How SSMA Estimates Manual Conversion Time
SSMA automates conversion of most statement. There are a few features and syntax which SSMA is unable to migrate. In such situation, SSMA issues a migration error and for each error, SSMA provides estimated manual conversion time. I often asked how do we come up with the time.
Those manual estimation time was calculated based on the actual average time it takes by our developer team to fix the issue (exclude testing time). The manual estimation is intended to help you further quantify the complexity of the issue to help planning the database migration.
However, you should be aware of the assumption and limitation of the manual conversion time estimate:
- The estimated manual conversion time was calculated based on the time it takes to resolve the issue using a specific approach. Often, there are more than one approach to resolve the issue. The actual hours to complete the migration and resolving the issue depends on the approach taken. For example when encountering Oracle User Defined Type (UDT), SSMA raised an error and the estimate was calculated based on the assumption that the UDT is converted to SQL Server TVP (as described in this article). However, you could also develop custom CLR type and convert the TVP to the CLR type -- in which case the actual conversion time will be vastly different.
- Every migration error is assumed to be independent and the total estimated manual conversion time sums the estimate from individual errors. This may not be the case. You may have the same errors across multiple objects, in which once you resolve one error, you could copy and paste the solution to another object which would reduce the resolution time.
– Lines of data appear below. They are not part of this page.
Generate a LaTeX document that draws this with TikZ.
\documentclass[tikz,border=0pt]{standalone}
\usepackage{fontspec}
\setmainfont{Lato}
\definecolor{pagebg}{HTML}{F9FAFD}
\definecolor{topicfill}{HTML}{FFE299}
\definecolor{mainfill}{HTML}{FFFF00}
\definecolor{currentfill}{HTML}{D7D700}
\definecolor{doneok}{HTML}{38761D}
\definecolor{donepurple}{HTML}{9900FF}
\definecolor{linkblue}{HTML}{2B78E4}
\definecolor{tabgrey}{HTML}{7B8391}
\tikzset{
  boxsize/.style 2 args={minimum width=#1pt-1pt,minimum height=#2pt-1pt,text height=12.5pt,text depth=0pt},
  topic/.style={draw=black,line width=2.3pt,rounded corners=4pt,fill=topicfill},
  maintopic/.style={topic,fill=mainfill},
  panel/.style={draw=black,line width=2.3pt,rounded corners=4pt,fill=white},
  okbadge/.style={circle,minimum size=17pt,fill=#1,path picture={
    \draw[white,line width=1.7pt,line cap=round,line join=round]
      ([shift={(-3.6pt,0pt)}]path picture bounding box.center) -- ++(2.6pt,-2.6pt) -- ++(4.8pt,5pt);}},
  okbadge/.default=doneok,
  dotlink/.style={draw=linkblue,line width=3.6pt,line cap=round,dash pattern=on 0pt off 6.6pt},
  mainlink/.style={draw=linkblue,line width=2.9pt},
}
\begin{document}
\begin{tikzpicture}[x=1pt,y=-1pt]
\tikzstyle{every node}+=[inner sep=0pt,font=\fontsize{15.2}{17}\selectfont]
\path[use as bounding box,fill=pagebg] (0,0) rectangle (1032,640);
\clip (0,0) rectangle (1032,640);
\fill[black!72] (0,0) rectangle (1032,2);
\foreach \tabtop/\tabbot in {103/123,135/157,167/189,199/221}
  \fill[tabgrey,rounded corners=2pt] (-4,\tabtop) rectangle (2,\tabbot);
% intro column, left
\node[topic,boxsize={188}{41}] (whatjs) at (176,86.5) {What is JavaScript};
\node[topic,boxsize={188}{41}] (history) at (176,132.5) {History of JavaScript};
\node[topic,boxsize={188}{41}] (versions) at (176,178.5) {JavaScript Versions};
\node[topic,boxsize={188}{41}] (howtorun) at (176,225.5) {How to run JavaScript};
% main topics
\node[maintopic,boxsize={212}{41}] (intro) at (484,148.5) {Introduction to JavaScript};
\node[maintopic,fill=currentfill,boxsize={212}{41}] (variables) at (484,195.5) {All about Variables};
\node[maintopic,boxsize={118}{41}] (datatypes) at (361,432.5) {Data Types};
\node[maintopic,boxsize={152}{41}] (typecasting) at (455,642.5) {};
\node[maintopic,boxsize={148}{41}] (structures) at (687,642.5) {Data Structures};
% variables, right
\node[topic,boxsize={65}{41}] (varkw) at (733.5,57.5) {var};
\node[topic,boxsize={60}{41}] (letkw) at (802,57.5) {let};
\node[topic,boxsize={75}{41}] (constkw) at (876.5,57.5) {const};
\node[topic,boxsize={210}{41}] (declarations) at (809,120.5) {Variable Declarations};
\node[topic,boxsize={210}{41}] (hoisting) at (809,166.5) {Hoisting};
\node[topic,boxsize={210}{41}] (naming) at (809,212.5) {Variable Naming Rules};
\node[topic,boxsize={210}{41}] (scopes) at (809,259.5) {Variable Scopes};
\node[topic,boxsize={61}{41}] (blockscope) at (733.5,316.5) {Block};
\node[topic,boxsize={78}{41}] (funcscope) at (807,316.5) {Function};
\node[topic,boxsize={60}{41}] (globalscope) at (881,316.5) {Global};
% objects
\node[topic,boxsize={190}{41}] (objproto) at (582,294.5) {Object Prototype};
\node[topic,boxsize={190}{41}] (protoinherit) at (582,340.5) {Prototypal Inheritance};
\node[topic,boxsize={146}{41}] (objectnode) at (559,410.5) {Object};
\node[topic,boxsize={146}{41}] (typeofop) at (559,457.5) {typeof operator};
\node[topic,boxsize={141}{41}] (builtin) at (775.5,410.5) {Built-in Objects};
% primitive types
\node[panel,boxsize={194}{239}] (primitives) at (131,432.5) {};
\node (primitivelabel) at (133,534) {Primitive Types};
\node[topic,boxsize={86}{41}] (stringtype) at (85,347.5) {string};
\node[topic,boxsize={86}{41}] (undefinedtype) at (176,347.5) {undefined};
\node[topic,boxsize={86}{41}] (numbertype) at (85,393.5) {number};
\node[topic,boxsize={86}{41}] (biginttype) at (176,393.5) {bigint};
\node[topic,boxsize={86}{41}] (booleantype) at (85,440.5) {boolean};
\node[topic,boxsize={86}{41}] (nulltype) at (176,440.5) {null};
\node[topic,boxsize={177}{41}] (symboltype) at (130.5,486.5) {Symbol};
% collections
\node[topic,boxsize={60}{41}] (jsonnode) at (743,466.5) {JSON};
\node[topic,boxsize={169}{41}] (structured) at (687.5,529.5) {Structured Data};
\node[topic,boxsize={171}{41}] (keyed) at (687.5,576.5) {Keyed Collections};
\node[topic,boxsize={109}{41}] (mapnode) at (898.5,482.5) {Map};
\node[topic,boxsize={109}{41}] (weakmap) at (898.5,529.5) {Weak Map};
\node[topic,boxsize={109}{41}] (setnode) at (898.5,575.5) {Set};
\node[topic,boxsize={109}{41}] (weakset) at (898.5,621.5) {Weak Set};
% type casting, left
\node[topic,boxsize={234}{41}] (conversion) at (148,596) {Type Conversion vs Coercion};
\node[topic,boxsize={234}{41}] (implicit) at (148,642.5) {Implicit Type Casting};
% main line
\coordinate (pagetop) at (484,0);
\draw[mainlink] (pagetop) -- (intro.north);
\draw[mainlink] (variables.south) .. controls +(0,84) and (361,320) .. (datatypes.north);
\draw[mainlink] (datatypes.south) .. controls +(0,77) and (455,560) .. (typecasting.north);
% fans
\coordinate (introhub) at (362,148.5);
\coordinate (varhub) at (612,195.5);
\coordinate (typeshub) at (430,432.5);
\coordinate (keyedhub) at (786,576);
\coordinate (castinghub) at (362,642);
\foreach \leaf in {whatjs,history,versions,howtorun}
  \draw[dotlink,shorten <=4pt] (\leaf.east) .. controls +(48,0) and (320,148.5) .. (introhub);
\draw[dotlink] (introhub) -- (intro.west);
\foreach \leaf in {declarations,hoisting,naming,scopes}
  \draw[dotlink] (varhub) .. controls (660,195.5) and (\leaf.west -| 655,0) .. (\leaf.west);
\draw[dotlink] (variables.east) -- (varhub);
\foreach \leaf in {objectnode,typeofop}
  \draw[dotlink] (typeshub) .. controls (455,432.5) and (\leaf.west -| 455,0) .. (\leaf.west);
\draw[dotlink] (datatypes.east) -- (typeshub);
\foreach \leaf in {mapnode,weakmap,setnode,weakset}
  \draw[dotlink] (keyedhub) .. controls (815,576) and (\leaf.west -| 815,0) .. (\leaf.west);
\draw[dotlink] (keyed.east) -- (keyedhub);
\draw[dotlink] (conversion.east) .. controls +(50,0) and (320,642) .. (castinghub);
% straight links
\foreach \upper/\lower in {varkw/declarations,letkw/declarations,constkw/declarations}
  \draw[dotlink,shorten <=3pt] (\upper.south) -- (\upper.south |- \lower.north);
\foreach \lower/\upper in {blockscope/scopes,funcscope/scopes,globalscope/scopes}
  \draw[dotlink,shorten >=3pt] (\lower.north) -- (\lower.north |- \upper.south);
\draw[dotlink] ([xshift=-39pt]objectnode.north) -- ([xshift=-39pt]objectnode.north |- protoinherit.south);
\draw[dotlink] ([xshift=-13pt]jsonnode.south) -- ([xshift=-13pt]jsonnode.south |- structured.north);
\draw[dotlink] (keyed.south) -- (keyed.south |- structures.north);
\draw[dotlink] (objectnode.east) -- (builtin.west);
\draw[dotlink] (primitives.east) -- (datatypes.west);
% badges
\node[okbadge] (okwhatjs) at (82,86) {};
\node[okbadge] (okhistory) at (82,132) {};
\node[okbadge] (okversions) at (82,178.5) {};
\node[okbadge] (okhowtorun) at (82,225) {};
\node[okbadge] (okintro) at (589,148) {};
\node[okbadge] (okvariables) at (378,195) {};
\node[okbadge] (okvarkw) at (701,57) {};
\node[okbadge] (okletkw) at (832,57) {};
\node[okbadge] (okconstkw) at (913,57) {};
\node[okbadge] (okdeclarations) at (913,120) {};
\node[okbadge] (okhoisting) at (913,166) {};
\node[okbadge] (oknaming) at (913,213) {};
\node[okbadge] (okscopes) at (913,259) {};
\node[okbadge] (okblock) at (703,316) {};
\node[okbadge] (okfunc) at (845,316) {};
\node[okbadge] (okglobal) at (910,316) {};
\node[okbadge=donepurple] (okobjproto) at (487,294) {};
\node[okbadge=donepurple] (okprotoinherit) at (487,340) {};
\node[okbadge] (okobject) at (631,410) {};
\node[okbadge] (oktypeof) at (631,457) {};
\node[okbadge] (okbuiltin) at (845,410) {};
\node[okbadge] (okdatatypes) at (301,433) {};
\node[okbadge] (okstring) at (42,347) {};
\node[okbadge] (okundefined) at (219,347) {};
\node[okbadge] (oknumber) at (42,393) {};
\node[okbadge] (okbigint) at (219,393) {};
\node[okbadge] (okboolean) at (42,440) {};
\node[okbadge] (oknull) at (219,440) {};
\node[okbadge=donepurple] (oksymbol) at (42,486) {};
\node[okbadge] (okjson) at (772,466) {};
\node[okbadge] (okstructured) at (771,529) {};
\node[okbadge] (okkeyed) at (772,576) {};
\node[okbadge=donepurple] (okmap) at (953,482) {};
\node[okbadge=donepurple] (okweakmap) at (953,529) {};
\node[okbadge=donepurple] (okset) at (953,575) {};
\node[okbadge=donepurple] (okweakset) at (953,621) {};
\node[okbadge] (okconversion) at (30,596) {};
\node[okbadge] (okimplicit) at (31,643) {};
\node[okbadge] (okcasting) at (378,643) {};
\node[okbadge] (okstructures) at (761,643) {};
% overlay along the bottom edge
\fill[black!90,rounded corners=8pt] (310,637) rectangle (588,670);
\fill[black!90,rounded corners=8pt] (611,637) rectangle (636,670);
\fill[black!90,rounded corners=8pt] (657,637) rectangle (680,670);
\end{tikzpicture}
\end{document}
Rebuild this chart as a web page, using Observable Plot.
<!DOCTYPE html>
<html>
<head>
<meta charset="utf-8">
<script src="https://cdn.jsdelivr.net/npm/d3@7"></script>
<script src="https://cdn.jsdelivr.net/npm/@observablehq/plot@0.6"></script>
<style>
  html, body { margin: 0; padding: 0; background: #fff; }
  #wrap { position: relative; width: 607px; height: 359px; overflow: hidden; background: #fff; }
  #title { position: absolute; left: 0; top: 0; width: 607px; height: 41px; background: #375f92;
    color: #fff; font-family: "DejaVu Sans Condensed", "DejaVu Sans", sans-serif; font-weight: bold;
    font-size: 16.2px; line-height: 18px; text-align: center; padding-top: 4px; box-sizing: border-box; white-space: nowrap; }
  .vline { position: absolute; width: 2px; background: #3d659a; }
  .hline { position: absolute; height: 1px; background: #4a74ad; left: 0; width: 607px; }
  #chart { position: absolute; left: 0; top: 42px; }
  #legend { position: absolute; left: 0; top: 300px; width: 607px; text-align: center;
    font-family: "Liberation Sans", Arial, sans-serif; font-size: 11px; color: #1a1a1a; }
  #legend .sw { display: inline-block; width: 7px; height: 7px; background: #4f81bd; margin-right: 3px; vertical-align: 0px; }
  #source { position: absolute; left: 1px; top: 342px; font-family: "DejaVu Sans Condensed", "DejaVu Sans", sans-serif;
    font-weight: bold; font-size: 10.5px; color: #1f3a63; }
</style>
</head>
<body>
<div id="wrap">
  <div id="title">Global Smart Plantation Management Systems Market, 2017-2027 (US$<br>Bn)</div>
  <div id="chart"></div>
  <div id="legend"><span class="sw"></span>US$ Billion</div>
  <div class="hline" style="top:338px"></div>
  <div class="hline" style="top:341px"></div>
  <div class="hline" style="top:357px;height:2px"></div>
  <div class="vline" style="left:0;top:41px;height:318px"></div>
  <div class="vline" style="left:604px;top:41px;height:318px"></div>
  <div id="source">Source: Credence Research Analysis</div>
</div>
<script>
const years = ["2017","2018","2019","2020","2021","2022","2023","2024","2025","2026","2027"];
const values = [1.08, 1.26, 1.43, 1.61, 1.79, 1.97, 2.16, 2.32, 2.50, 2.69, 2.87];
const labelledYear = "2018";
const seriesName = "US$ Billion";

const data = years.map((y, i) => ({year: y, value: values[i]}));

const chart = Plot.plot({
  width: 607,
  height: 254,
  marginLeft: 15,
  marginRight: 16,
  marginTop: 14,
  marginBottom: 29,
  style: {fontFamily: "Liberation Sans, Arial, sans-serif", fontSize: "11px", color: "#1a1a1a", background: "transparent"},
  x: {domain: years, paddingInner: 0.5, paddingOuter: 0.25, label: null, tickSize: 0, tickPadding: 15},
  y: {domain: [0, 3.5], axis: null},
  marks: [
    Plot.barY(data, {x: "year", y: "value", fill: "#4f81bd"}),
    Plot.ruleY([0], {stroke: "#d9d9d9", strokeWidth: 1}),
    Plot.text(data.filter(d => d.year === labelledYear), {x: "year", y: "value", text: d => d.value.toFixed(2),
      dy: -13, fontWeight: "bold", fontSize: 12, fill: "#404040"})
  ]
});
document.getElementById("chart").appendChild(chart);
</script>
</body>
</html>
Another example, you may have one underlying issue manifested in multiple errors. Consider the example in the screenshot above where SSMA is not able to convert INTERVAL data type. This results in the error for the function return type (line 6 on original Oracle source code) and expression to calculate the value (line 10 on the original Oracle source code). The two issues are dependent each other and the return type depends on converted expression.
In addition, the manual estimate hours depends on the skills of resources performing the migration. In order to resolve the issue, you will need to understand the original Oracle source and understand how best to redesign the statement in SQL Server. Thus, you need resource with knowledge of both Oracle and SQL Server. If you do not have resource with knowledge in both technologies, then you need to have separate resources (Oracle DBA and SQL Server developer) collaborating to resolve the issue. In this case, you need to factor the number of resources to your project planning.
I often find customers use the estimated manual conversion time as a comparative number to rank complexity between one schema/database to another.
The manual conversion time can still be useful for rough order of magnitude (ROM) estimation, but for more accurate project costing and time estimate, it is best to have the actual person(s) performing the migration to review the error list carefully, consider the consider the design approach and skill level, then refine the estimate accordingly.